では、正攻法といえる「予想ルート1」か、やや裏技的な「予想ルート2」か。どちらも可能性はあるが、すでに湘南新宿ラインと埼京線で混雑している山手貨物線経由よりは、最初から武蔵野線に入れてしまうルートのほうが、列車の数が少ないのでスジを引きやすい。それに、山手貨物線・東北貨物線経由で北上すると、そこから武蔵野線にダイレクトに入れない。いったん武蔵野線との交差を通り過ぎてから、大宮駅で方向転換する手間がかかる。これも趣味的にはそちらのほうが面白いのだが。

ちなみに、2015年の「超会議号」(485系お座敷列車「華」による日帰りツアー)では、品川駅から上野東京ラインを通り、大宮駅まで北上して、そこから先は「予想ルート2」と同じルートだった。ということは、今年も品川駅まで東海道本線を東上してきて、そこから先が昨年と同じルートになる可能性はないだろうか?

その場合、上野東京ラインを構成する東北縦貫線(東京~上野間に新設された在来線)が障壁になると考えられる。重層高架部の前後に33パーミルの急勾配があるので、そこを583系が走れるかどうかという問題だ。過去にここを583系が通ったことはないはずだし、6両編成のうち中間4両が電動車(4M2T)だから、そのうち1ユニット・2両がダウンすると2M4Tとなってしまい、登坂不可能だ。

……といったことを考えると、現実的なのはやはり、鶴見駅付近から武蔵野線に入れてしまうルートだろう。

運行ルートを予想する際、考慮に入れたいファクターが2つ

ここまで、さまざまな候補経路を挙げてきたが、実際に運行しようとすると、考慮しなければならないファクターが2つある。

まず、回送にしても本番にしても、北陸新幹線開業にともない金沢~直江津間が第3セクター鉄道に移管されてしまっている点が問題になる。

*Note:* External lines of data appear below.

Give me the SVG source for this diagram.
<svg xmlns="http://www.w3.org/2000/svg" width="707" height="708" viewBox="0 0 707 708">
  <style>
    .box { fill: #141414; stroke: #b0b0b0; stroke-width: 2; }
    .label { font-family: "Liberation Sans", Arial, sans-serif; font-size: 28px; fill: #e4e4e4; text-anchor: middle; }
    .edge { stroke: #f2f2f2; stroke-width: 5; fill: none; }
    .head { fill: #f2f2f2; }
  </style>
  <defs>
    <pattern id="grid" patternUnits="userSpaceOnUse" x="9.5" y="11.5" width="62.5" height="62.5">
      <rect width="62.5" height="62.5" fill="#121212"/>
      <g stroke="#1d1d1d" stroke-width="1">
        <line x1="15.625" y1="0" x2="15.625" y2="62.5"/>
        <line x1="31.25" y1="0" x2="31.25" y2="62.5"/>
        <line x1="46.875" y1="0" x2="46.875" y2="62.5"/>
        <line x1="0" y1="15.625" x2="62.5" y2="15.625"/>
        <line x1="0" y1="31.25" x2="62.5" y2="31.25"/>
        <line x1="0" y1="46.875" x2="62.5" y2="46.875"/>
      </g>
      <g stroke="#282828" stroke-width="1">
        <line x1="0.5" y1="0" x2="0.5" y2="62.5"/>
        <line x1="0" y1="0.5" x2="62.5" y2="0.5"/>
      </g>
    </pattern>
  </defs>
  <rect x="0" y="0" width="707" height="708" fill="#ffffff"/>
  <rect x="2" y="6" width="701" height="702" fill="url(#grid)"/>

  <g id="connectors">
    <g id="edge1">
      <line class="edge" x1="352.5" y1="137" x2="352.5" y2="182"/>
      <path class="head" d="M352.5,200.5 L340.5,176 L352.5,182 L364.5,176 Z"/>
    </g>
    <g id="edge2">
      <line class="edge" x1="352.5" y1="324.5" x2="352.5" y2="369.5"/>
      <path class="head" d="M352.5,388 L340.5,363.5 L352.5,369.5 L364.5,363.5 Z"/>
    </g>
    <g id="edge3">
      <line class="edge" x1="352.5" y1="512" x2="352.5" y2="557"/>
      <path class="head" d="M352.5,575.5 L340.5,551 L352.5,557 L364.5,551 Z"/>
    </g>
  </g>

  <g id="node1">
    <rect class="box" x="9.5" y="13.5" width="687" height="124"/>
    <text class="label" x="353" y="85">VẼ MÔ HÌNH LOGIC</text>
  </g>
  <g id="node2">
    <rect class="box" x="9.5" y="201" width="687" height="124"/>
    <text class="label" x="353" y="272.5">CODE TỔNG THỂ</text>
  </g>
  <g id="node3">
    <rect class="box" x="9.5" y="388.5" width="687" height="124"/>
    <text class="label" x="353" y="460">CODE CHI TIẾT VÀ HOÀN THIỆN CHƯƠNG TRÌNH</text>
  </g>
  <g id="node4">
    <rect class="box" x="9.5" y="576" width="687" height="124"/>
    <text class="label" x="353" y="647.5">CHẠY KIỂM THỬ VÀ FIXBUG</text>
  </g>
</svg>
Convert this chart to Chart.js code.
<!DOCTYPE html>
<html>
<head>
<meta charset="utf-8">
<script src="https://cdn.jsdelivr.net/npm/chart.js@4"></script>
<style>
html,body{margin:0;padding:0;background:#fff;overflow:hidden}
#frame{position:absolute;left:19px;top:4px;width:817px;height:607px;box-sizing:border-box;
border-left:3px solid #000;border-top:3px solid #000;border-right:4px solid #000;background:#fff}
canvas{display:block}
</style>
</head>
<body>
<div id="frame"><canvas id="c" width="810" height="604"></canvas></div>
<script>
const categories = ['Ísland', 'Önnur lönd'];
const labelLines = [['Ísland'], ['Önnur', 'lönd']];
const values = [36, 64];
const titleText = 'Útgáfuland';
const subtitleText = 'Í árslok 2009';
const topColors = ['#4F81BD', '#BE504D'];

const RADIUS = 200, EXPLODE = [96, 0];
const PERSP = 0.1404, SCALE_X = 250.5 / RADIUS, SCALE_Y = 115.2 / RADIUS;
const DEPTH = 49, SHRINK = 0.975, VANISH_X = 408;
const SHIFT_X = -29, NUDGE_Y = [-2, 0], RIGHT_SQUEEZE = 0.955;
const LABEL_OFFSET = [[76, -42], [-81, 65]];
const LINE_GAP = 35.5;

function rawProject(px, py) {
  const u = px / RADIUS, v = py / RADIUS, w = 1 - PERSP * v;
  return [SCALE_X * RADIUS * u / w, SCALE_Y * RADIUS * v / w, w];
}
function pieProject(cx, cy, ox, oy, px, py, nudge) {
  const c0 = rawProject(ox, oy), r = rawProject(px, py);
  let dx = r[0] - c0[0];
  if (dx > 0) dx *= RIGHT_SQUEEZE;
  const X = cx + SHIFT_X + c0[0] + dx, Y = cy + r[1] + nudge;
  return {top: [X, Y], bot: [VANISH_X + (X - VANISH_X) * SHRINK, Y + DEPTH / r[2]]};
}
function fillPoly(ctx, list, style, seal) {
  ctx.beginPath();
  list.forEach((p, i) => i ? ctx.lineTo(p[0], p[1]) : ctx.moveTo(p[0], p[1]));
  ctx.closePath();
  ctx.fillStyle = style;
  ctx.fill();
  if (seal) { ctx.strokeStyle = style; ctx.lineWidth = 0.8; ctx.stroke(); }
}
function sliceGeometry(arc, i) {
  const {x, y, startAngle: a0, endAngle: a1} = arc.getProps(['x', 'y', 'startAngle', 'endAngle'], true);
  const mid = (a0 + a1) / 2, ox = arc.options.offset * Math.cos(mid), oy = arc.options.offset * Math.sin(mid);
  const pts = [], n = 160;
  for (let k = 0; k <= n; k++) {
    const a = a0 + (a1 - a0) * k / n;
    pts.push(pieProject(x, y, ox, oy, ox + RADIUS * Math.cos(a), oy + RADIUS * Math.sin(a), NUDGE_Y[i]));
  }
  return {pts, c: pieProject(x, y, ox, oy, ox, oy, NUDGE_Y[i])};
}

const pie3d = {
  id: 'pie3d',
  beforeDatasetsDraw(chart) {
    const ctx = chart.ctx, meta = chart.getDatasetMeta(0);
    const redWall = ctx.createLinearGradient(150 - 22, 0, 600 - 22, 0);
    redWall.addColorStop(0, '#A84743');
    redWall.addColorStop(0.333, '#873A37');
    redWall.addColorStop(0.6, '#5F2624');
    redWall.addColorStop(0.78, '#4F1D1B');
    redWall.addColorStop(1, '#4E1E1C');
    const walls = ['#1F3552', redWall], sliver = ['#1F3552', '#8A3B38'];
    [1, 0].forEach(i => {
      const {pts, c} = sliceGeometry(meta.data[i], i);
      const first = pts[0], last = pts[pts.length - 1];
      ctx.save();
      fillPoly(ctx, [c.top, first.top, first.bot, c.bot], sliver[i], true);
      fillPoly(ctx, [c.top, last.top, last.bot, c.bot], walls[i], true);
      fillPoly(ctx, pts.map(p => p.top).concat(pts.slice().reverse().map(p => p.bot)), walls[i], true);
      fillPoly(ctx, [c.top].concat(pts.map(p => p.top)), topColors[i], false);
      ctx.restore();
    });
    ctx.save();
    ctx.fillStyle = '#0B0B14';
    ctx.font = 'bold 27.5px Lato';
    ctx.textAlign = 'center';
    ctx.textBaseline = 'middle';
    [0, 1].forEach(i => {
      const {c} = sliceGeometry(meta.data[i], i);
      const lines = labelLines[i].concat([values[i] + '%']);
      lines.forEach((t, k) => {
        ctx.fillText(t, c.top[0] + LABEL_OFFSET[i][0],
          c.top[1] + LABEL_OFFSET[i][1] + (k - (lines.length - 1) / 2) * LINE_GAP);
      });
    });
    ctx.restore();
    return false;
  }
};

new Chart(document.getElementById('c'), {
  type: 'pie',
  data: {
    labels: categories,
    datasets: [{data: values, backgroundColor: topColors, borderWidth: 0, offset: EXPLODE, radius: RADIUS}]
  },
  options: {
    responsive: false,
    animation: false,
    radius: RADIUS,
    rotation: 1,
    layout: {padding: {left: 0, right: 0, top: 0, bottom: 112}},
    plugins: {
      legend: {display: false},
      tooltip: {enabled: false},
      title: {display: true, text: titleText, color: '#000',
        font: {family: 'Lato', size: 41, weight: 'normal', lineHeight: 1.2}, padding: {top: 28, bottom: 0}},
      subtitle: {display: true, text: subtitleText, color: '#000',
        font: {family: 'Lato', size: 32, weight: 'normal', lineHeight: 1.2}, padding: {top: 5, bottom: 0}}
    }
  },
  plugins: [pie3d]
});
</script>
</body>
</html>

3セク各社の線路を通す際には、しかるべき対価を支払わなければならないからだ。営業列車ならまだしも、利益を生まない回送列車を通すために3セク経由とするだろうか? じつは廃車解体や検査のために車両を運ぶ配給列車も、3セク化された区間を避けて大回りしているのだ。

もうひとつ、「超会議号」の運行終了後、583系を秋田に戻す場面まで含めて考慮しなければならない話がある。それが車両の向きである。出て行ったときと戻ってきたときで車両の向きが逆になっていると、床下機器の配置が正反対になってしまい、検修作業の勝手が違ってしまう。だから、できれば向きは変えたくない。

ところが、今回のルート次第では、「超会議号」の運転を終えた後、海浜幕張駅から秋田へ回送した時点で編成の向きが逆転する可能性がある。もっとも、海浜幕張駅からいきなり武蔵野線に戻した場合に編成の向きが逆転するのであれば、「わくわくドリーム号」と同じ要領でいったん東京駅に回送してから武蔵野線に戻せば、向きは元に戻る。

さて、実際にはどういうルートを経由するだろうか? 当日までのお楽しみである……といいたいところだが、実際には臨時列車の運行情報として、事前に情報誌に運行ルートが出てしまうかもしれない。行先不明のミステリー列車というわけではないのだから。